Am Flughafen will der Taxifahrer 400 Rupees. Ich zeige ihm, dass es 300 sind. Zum Glück ist er nicht die letzte indische Person die einen Eindruck bei mir hinterlässt. Der british airways-Schalter ist fast leer. Wir werden bald bedient und kommen uns wie blöde Touris vor als sich herausstellt, dass das Fahrradpaket nicht ca. 25 kg sondern 35 kg wiegt. Es war schon plastikumwickelt, wir schneiden es wieder auf, nehmen Dinge raus, füllen eine Fahrradtasche, wickeln meinen Rucksack und die Fahrradtasche zusammen, ein grosses Plastikpaket. Nach viel hin und her ist alles verpackt und im Gewichtslimit. Dazu gibts noch ein kleines Upgrade für uns beide. Die Schalterbeamten hinterlassen einen tollen Eindruck mit ihrer Gelassenheit und Hilfsbereitschaft. Der letzte Eindruck aus Indien.

Zwei Taschen, Ein Gepäckstück

Im Flughafen kosten zwei Samosas 54 Rs, draussen wären es 6-10! Der Immigration Officer fragt was ich in Pakistan gemacht habe und lächelt. Die Sicherheitschecks sind lückenhaft. Im Flugzeug bemerke ich, dass meine Halbliterwasserflasche immer noch im Handgepäck ist. Im Weiterflug von London nach Zürich werde ich bemerken, dass sie immer noch dort ist. Der Flughafen ist sauber, gross, luftig, unnatürlich, nicht mehr indisch. Der Duty-Free-Bereich ist voller Luxusgüter. Eine Kunstwelt. Vollklimatisiert. Sie kommt mir unnatürlich vor nach all den ungefilterten Eindrücken, all den ‘echten’ Erlebnissen.

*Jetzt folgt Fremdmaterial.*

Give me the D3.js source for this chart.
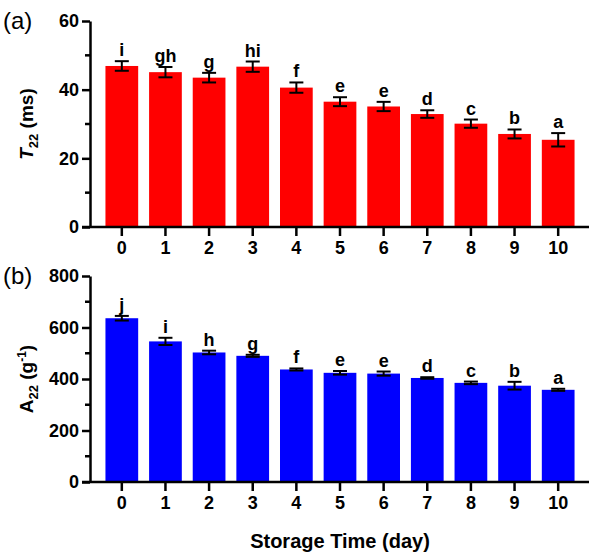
<!DOCTYPE html>
<html><head><meta charset="utf-8">
<script src="https://cdn.jsdelivr.net/npm/d3@7"></script>
<style>body{margin:0;background:#fff}svg{display:block}text{font-family:"Liberation Sans",Arial,sans-serif}</style>
</head><body><svg id="c" width="600" height="560"></svg>
<script>
const days = ["0","1","2","3","4","5","6","7","8","9","10"];
const t22 = [46.9, 45.1, 43.5, 46.7, 40.6, 36.5, 35.1, 32.9, 30.1, 27.1, 25.4];
const t22Err = [1.4, 1.5, 1.4, 1.5, 1.5, 1.3, 1.35, 1.1, 1.2, 1.3, 1.95];
const t22Letters = ["i","gh","g","hi","f","e","e","d","c","b","a"];
const a22 = [636, 546, 503, 490, 437, 424, 421, 404, 385, 374, 358];
const a22Err = [9, 14, 7, 4, 4, 7, 8, 3, 5, 15, 4];
const a22Letters = ["j","i","h","g","f","e","e","d","c","b","a"];
const t22Ticks = [0, 20, 40, 60];
const t22Minor = [10, 30, 50];
const a22Ticks = [0, 200, 400, 600, 800];
const a22Minor = [100, 300, 500, 700];

const svg = d3.select("#c");
const x = d3.scaleBand().domain(days).range([100, 580]).paddingInner(0.25).paddingOuter(0.125);
const FONT = "Liberation Sans, Arial, sans-serif";

function panel(cfg) {
  const g = svg.append("g");
  const y = d3.scaleLinear().domain([0, cfg.max]).range([cfg.y0, cfg.y1]);
  g.selectAll("rect.bar").data(cfg.vals).join("rect")
    .attr("x", (d, i) => x(days[i])).attr("width", x.bandwidth())
    .attr("y", d => y(d)).attr("height", d => y(0) - y(d))
    .attr("fill", cfg.color);
  const eb = g.selectAll("g.eb").data(cfg.vals).join("g");
  eb.append("line")
    .attr("x1", (d, i) => x(days[i]) + x.bandwidth() / 2)
    .attr("x2", (d, i) => x(days[i]) + x.bandwidth() / 2)
    .attr("y1", (d, i) => y(d + cfg.err[i])).attr("y2", (d, i) => y(d - cfg.err[i]))
    .attr("stroke", "#000").attr("stroke-width", 2);
  [1, -1].forEach(s => {
    eb.append("line")
      .attr("x1", (d, i) => x(days[i]) + x.bandwidth() / 2 - 7)
      .attr("x2", (d, i) => x(days[i]) + x.bandwidth() / 2 + 7)
      .attr("y1", (d, i) => y(d + s * cfg.err[i])).attr("y2", (d, i) => y(d + s * cfg.err[i]))
      .attr("stroke", "#000").attr("stroke-width", 2);
  });
  g.selectAll("text.let").data(cfg.vals).join("text")
    .attr("x", (d, i) => x(days[i]) + x.bandwidth() / 2)
    .attr("y", (d, i) => y(d + cfg.err[i]) - 5)
    .attr("text-anchor", "middle").attr("font-size", 18).attr("font-weight", "bold")
    .text((d, i) => cfg.letters[i]);
  const ya = g.append("g").attr("transform", `translate(90,0)`)
    .call(d3.axisLeft(y).tickValues(cfg.ticks).tickSize(8).tickPadding(3).tickSizeOuter(0));
  ya.select(".domain").attr("stroke-width", 2.5);
  ya.selectAll(".tick line").attr("stroke-width", 2.5);
  ya.selectAll(".tick text").attr("font-size", 18).attr("font-weight", "bold").attr("font-family", FONT);
  g.append("g").selectAll("line").data(cfg.minor).join("line")
    .attr("x1", 85).attr("x2", 90).attr("y1", d => y(d)).attr("y2", d => y(d))
    .attr("stroke", "#000").attr("stroke-width", 2.5);
  const xa = g.append("g").attr("transform", `translate(0,${cfg.y0})`)
    .call(d3.axisBottom(x).tickSize(9).tickPadding(5).tickSizeOuter(0));
  xa.select(".domain").attr("d", "M82,0H589").attr("stroke-width", 2.5);
  xa.selectAll(".tick line").attr("stroke-width", 2.5);
  xa.selectAll(".tick text").attr("font-size", 18).attr("font-weight", "bold").attr("font-family", FONT);
  g.append("text").attr("x", 3).attr("y", cfg.y1 + 8).attr("font-size", 24).text(cfg.tag);
  return y;
}

panel({vals: t22, err: t22Err, letters: t22Letters, max: 60, y0: 227, y1: 21, ticks: t22Ticks, minor: t22Minor, color: "#ff0000", tag: "(a)"});
panel({vals: a22, err: a22Err, letters: a22Letters, max: 800, y0: 482, y1: 276, ticks: a22Ticks, minor: a22Minor, color: "#0000ff", tag: "(b)"});

const t1 = svg.append("text").attr("transform", "translate(33,124) rotate(-90)")
  .attr("text-anchor", "middle").attr("font-size", 19).attr("font-weight", "bold");
t1.append("tspan").attr("font-style", "italic").text("T");
t1.append("tspan").attr("font-size", 13).attr("dy", 5).text("22");
t1.append("tspan").attr("dy", -5).text(" (ms)");

const t2 = svg.append("text").attr("transform", "translate(33,379) rotate(-90)")
  .attr("text-anchor", "middle").attr("font-size", 19).attr("font-weight", "bold");
t2.append("tspan").text("A");
t2.append("tspan").attr("font-size", 13).attr("dy", 5).text("22");
t2.append("tspan").attr("dy", -5).text(" (g");
t2.append("tspan").attr("font-size", 12).attr("dy", -7).text("-1");
t2.append("tspan").attr("dy", 7).text(")");

svg.append("text").attr("x", 340).attr("y", 548).attr("text-anchor", "middle")
  .attr("font-size", 20).attr("font-weight", "bold").text("Storage Time (day)");
</script></body></html>
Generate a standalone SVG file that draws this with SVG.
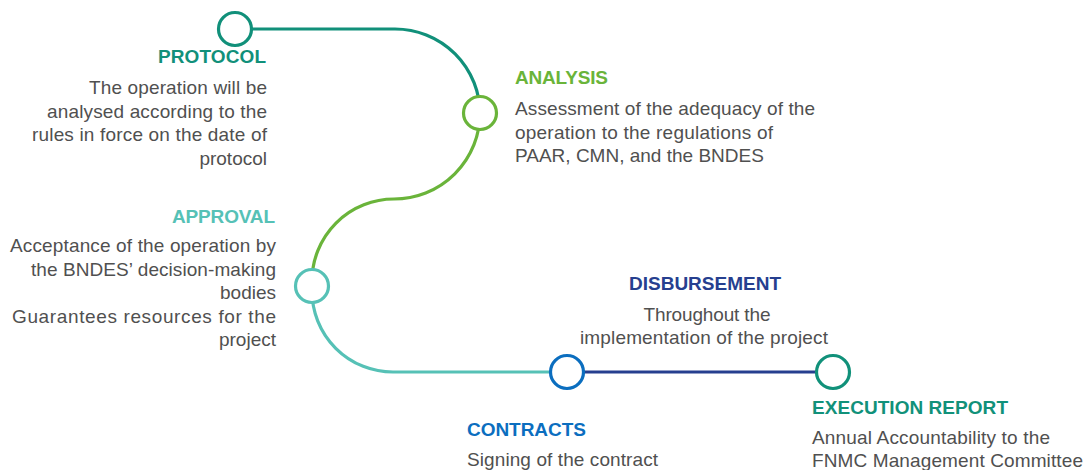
<svg xmlns="http://www.w3.org/2000/svg" width="1086" height="470" viewBox="0 0 1086 470">
  <style>
    .title { font-family: "Liberation Sans", Arial, sans-serif; font-size: 19px; font-weight: bold; }
    .body { font-family: "Liberation Sans", Arial, sans-serif; font-size: 19px; fill: #505050; }
    .end { text-anchor: end; }
    .mid { text-anchor: middle; }
    .conn { fill: none; stroke-width: 3.2; }
    .dot { fill: #ffffff; stroke-width: 3.2; }
    .c-protocol { stroke: #11907a; }
    .c-analysis { stroke: #6ab43a; }
    .c-approval { stroke: #56c1b6; }
    .c-contracts { stroke: #0b6ebf; }
    .c-disburse { stroke: #263f8f; }
    .c-exec { stroke: #11917a; }
  </style>
  <rect width="1086" height="470" fill="#ffffff"/>

  <!-- timeline connectors -->
  <g id="connectors">
    <path class="conn c-protocol" d="M235,29 H395 A85,85 0 0 1 480,114"/>
    <path class="conn c-analysis" d="M480,113 A86,86 0 0 1 394,199 A82,82 0 0 0 312,281 V286"/>
    <path class="conn c-approval" d="M312,286 V291 A81,81 0 0 0 393,372 H567"/>
    <path class="conn c-disburse" d="M567,372 H833"/>
  </g>

  <g id="protocol">
    <circle class="dot c-protocol" cx="235" cy="29" r="16.5"/>
    <text class="title end" x="266" y="63" fill="#11907a" textLength="108">PROTOCOL</text>
    <text class="body end" x="267" y="94" textLength="178">The operation will be</text>
    <text class="body end" x="267" y="117.5" textLength="220">analysed according to the</text>
    <text class="body end" x="267" y="141" textLength="235">rules in force on the date of</text>
    <text class="body end" x="267" y="164.5">protocol</text>
  </g>

  <g id="analysis">
    <circle class="dot c-analysis" cx="480" cy="113" r="16.5"/>
    <text class="title" x="515" y="84" fill="#6ab43a" textLength="93">ANALYSIS</text>
    <text class="body" x="515" y="115" textLength="300">Assessment of the adequacy of the</text>
    <text class="body" x="515" y="138.5" textLength="258">operation to the regulations of</text>
    <text class="body" x="515" y="162">PAAR, CMN, and the BNDES</text>
  </g>

  <g id="approval">
    <circle class="dot c-approval" cx="312" cy="286" r="16.5"/>
    <text class="title end" x="275" y="223" fill="#56c1b6" textLength="103">APPROVAL</text>
    <text class="body end" x="276" y="252" textLength="266">Acceptance of the operation by</text>
    <text class="body end" x="276" y="275.5" textLength="245">the BNDES’ decision-making</text>
    <text class="body end" x="276" y="299">bodies</text>
    <text class="body end" x="276" y="322.5" textLength="264">Guarantees resources for the</text>
    <text class="body end" x="276" y="346">project</text>
  </g>

  <g id="contracts">
    <circle class="dot c-contracts" cx="567" cy="372" r="16.5"/>
    <text class="title" x="467" y="436" fill="#0b6ebf" textLength="119">CONTRACTS</text>
    <text class="body" x="467" y="466" textLength="191">Signing of the contract</text>
  </g>

  <g id="disbursement">
    <text class="title mid" x="705" y="290" fill="#263f8f" textLength="152">DISBURSEMENT</text>
    <text class="body mid" x="707" y="321" textLength="127">Throughout the</text>
    <text class="body mid" x="704" y="344" textLength="248">implementation of the project</text>
  </g>

  <g id="execution-report">
    <circle class="dot c-exec" cx="833" cy="372" r="16.5"/>
    <text class="title" x="812" y="414" fill="#11917a" textLength="196">EXECUTION REPORT</text>
    <text class="body" x="812" y="444" textLength="238">Annual Accountability to the</text>
    <text class="body" x="812" y="466.5" textLength="271">FNMC Management Committee</text>
  </g>
</svg>
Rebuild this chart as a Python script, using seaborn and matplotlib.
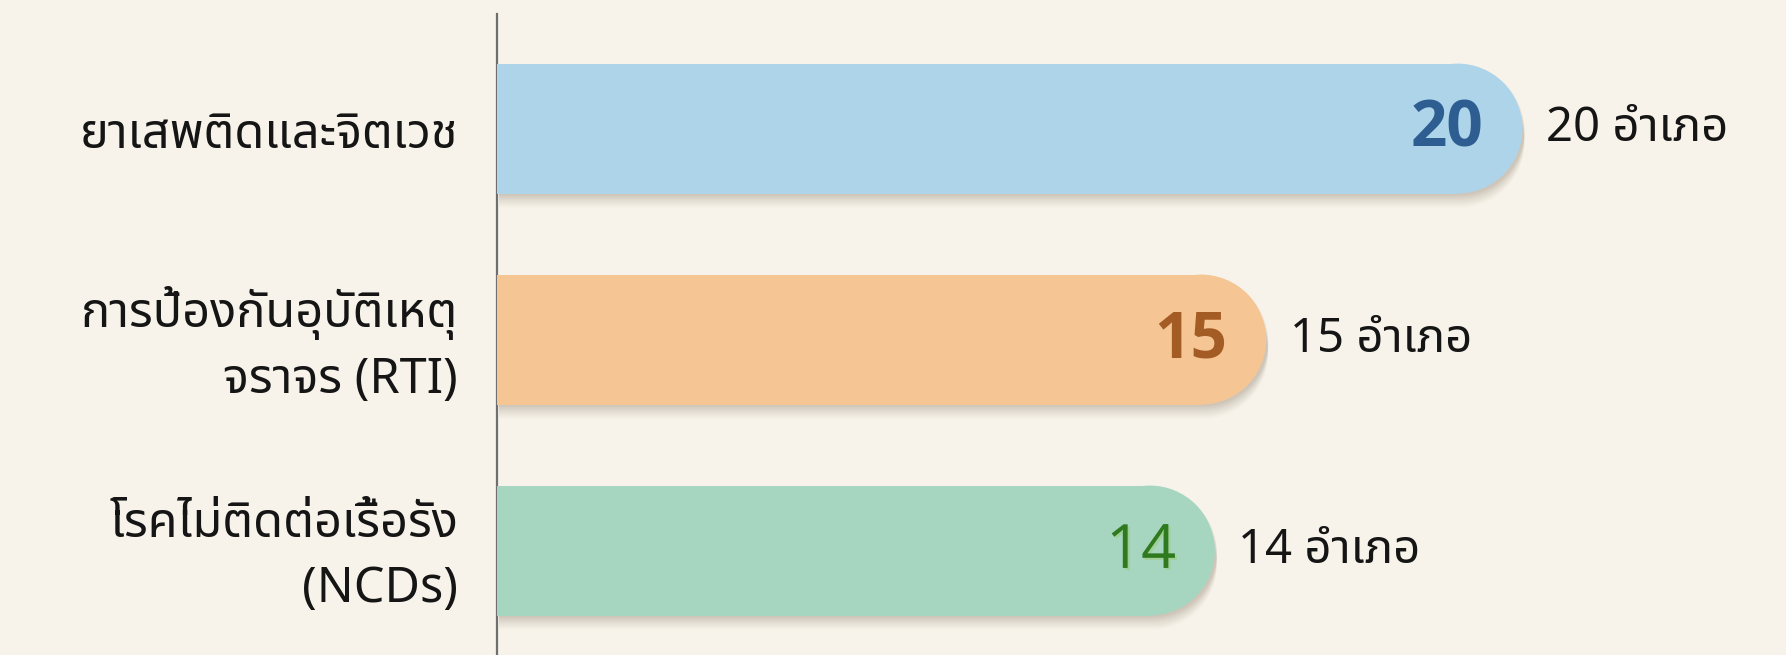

Im Flugzeug lese ich einen Artikel über einen Soldaten der nach vier Jahren aus einem Gefangenenlager nach Hause kommt und dem seine Familie fremd ist. Dann sehe ich auf dem Schirm wie schnell wir fliegen.
Flugkarte
Pakistan ist überflogen, Iran, das Kaspische Meer. Dort bin ich der Küste entlang gefahren. Ich war bei Yazer. Ein wunderbarer Mensch. So gastfreundlich. Ein Freund. Alles zieht so schnell vorbei. Es kommen mir Tränen. Ich weiss nicht recht wieso.

In London gibt es Burger und Bier. Willkommen in Europa. Der Ort kommt mir trotzdem wie eine Lagerhalle voller Luxusgüter vor. Unnötig, unecht. Und der Steward im ersten Flug war ja so steif, britisch.

In Zürich kommt mir eine kühle Brise entgegen, schön. Im Tunnel begrüsst mich ein Heidi, dazu Alpenmusik, Schweiz Tourismus ist hier aktiv. Auf dem Klo trinke ich meinen ersten Schluck Hahnenwasser. Meine Familie. Wunderbar wieder bei ihnen zu sein. Im Parkhaus hat es einen Coop Pronto. Mein Bruder sieht meine Augen, gross und glänzend, er lädt mich ein. Erst bin ich überwältigt, dann weiss ich aber schnell was ich will. Ich kaufe ein Rivella. Dann noch ein Mangolassi und ein Joghurt. Dazu gibts viele Gewinnkarten. So was habe ich schon lange nicht mehr gesehen. Jetzt werde ich auch wieder immer gefragt werden ob ich denn Cumulus- oder Superpunkte sammle. Shit.
Dann die Autobahn. Alles rollt perfekt. Kein Schlagloch, keine Unebenheit. Aber auch keine Stände, keine Menschen, kein Leben. Nur Beton.

Das Elternhaus fühlt sich nicht speziell an. Vertraut. Bekannt. Nicht neu. Nur die Platten glänzen unnatürlich. Ich bin mir wohl einen solchen Boden nicht mehr gewohnt. Ich habe einen Schock erwartet und da ist keiner. Nur vertrautes zuhause. Ist doch gut so. Das Essen tut gut. Fleisch, Käse, Brot. Ich erzähle die ersten Anektoden. Eine warme Dusche. Mh. Ich bin wieder zuhause.